Creo que fue en los primeros días de agosto cuando un político catalán, durante una entrevista para un diario nacional, soltó la siguiente declaración: “El verdadero descanso consiste en no leer los periódicos”. Cito de memoria, porque al día siguiente de hojear ese mismo periódico lo arrojé a la basura, para desatascar la casa de tanto papel. La frase, que el redactor de la entrevista subrayaba en letra negrita, me ha acompañado durante el mes de agosto. La he recordado a diario. Yo la extendería, no obstante, a todos los medios de comunicación: internet, radio, televisión. Y, aunque soy un fanático de los medios, especialmente de la prensa, la he comprendido en toda su dimensión. Sobre todo porque la practiqué: a menudo, durante estas semanas de agosto, compraba algún periódico y apenas repasaba los titulares. Como he estado de aquí para allá, escribiendo en ordenadores sin conexión a la red, o realizando consultas rápidas y breves en los cibercafés, apenas he tenido contacto con los medios digitales, con las bitácoras, con la tele, con los periódicos. Y es cierto que eso supone un descanso. Un descanso del mundo, claro.
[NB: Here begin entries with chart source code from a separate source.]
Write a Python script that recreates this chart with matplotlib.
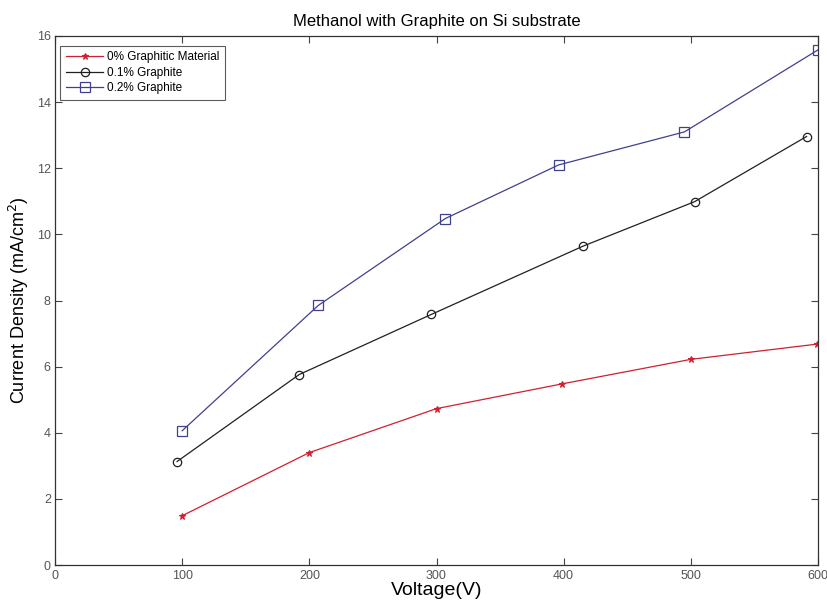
import matplotlib
matplotlib.use("Agg")
import matplotlib.pyplot as plt

title = "Methanol with Graphite on Si substrate"
labels = ["0% Graphitic Material", "0.1% Graphite", "0.2% Graphite"]

x_red = [100, 200, 300, 399, 500, 599]
y_red = [1.49, 3.40, 4.73, 5.48, 6.22, 6.68]

x_blk = [96, 192, 296, 415, 503, 591]
y_blk = [3.13, 5.76, 7.58, 9.64, 10.99, 12.96]

x_blu = [100, 207, 307, 396, 495, 600]
y_blu = [4.06, 7.85, 10.48, 12.1, 13.1, 15.58]

xticks = [0, 100, 200, 300, 400, 500, 600]
yticks = [0, 2, 4, 6, 8, 10, 12, 14, 16]

plt.rcParams['font.family'] = ['Liberation Sans', 'DejaVu Sans']

fig = plt.figure(figsize=(8.27, 6.02), dpi=100)
ax = fig.add_axes([55/827, 1-565/602, (818-55)/827, (565-36)/602])

ax.plot(x_red, y_red, color='#d02030', lw=0.9, marker='*', ms=5, mew=0.8, label=labels[0])
ax.plot(x_blk, y_blk, color='#202020', lw=0.9, marker='o', ms=6, mfc='none', mew=0.9, label=labels[1])
ax.plot(x_blu, y_blu, color='#404090', lw=0.9, marker='s', ms=6.5, mfc='none', mew=0.9, label=labels[2])

ax.set_xlim(0, 600)
ax.set_ylim(0, 16)
ax.set_xticks(xticks)
ax.set_yticks(yticks)
ax.tick_params(direction='in', top=True, right=True, length=5, width=0.8,
               labelsize=9, labelcolor='#555555', color='#444444')
ax.tick_params(axis='y', pad=3)
for s in ax.spines.values():
    s.set_color('#333333')
    s.set_linewidth(0.9)

ax.set_title(title, fontsize=12, pad=7)
ax.set_xlabel("Voltage(V)", fontsize=14, labelpad=0)
ax.set_ylabel("Current Density (mA/cm$^2$)", fontsize=13, labelpad=4)

leg = ax.legend(loc='upper left', bbox_to_anchor=(0.007, 0.981), fontsize=8.5,
                frameon=True, fancybox=False,
                edgecolor='#333333', borderpad=0.45, handlelength=3.2,
                handletextpad=0.3, labelspacing=0.3, borderaxespad=0.0)
leg.get_frame().set_linewidth(0.8)

fig.savefig("out.png", dpi=100)
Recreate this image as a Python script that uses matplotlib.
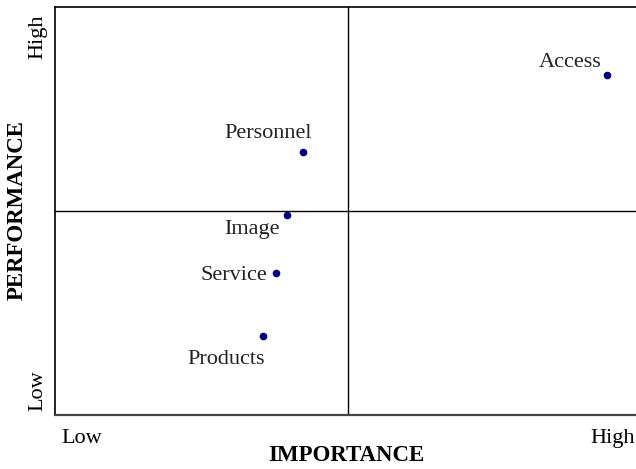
import matplotlib.pyplot as plt

plt.rcParams['font.family'] = ['Liberation Serif', 'DejaVu Serif']

# Importance / performance scores (0-10 scale, midpoint 5)
names = ['Access', 'Personnel', 'Image', 'Service', 'Products']
importance = [9.42, 4.23, 3.96, 3.77, 3.55]
performance = [8.33, 6.45, 4.90, 3.48, 1.94]
# label offsets in pixels (dx, dy) relative to the dot
label_dx = [-37, -35, -35, -42, -37]
label_dy = [13, 18, -14, -2, -24]

W, H = 636, 469
fig = plt.figure(figsize=(W / 100, H / 100), dpi=100)
# the plot box runs a little past the right edge of the image
ax = fig.add_axes([55 / W, 1 - 415 / H, 586 / W, 408 / H])

ax.set_xlim(0, 10)
ax.set_ylim(0, 10)
ax.axvline(5, color='black', lw=1)
ax.axhline(5, color='black', lw=1)

ax.plot(importance, performance, 'o', color='#000080', markersize=4.5, ls='none')
for n, x, y, dx, dy in zip(names, importance, performance, label_dx, label_dy):
    ax.annotate(n, (x, y), xytext=(dx * 0.72, dy * 0.72), textcoords='offset points',
                ha='center', va='center', fontsize=16, color='#222222')

ax.set_xticks([])
ax.set_yticks([])
for s in ax.spines.values():
    s.set_linewidth(1.2)
ax.spines['bottom'].set_linewidth(1.6)
ax.spines['bottom'].set_color('#444444')
ax.spines['right'].set_visible(False)

tf = ax.transAxes
ax.text(27 / 586, -23 / 408, 'Low', transform=tf, ha='center', va='center', fontsize=16)
ax.text(558 / 586, -23 / 408, 'High', transform=tf, ha='center', va='center', fontsize=16)
ax.text(-17 / 586, (415 - 37) / 408, 'High', transform=tf, ha='center', va='center',
        rotation=90, fontsize=16)
ax.text(-17 / 586, (415 - 391) / 408, 'Low', transform=tf, ha='center', va='center',
        rotation=90, fontsize=16)

fig.text(346 / W, 1 - 455 / H, 'IMPORTANCE', ha='center', va='center',
         fontsize=16.5, fontweight='bold')
fig.text(17 / W, 1 - 210 / H, 'PERFORMANCE', ha='center', va='center',
         rotation=90, fontsize=16.5, fontweight='bold')

fig.savefig('out.png', dpi=100)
Irse a un paraje deshabitado, por ejemplo, no tiene sentido si uno no abandona los telediarios, el periódico de su ciudad o los informativos de la radio. Porque, al abandonarlos, uno se pierde los incendios terribles que han torturado la fauna y la flora de Galicia, se pierde las imágenes de guerra, los planos de los prisioneros que ruegan por su vida, las habituales catástrofes veraniegas, los accidentes de coches y aviones, el discurso pocho de los políticos que interrumpen sus vacaciones para endosarnos una frase que desprestigie a su contrario, las detenciones de los maltratadores, la violación de una niña a manos de unos muchachos, los asesinatos de las mujeres durante esos brutales episodios de violencia doméstica, el careto del presunto asesino en serie que tiene el mismo rostro de enajenado y de ido que todos los psycho-killers americanos, las pateras atestadas de negros que se mueren, los trenes que descarrilan, los edificios que se derrumban, los ajustes de cuentas entre bandas, las tensiones entre algunos países, las declaraciones de quienes gobiernan y manejan el mundo. Resulta una tarea agotadora soportar todo este peso de desgracias y calamidades durante un año completo, día a día, sin volverse loco. Por eso el verdadero descanso consiste ya no en alejarse y ver otros paisajes y sentir aires nuevos (aunque también), sino en desconectar. De la radio, de la prensa, de la tele, de internet, del correo electrónico, e incluso del teléfono móvil, si fuéramos capaces. Ya digo que no me he alejado completamente de los medios; siempre había un vínculo, esa columna que mandar, ese diario al que echar un vistazo. Pero, en los días en que no he tenido ningún contacto con el exterior, es cierto que fui más feliz que en otras ocasiones. Una operación, en cualquier caso, similar a la del avestruz cuando esconde la cabeza y no quiere saber nada de nadie. Un engaño, sí, una huida del mundo, sí, pero que nos alivian durante unos días.
Algunas personas, recién terminadas sus vacaciones, te lo confiesan: se fueron a un pueblo y pasaron de los medios, aislándose de las noticias y del contacto exterior. No saben qué ha ocurrido en las últimas semanas. Mejor así. Sin desvelos, sin informaciones desgarradoras, sin ver cómo hacen pedazos el mundo. Aún existe gente que prefiere no descansar nunca, dedicarse a ayudar a los demás y sufrir con ellos. Es encomiable, no lo niego, pero de ese modo no se vive. Y, como dijo alguien, sólo tenemos una vida y hay que aprovecharla. Sólo una oportunidad.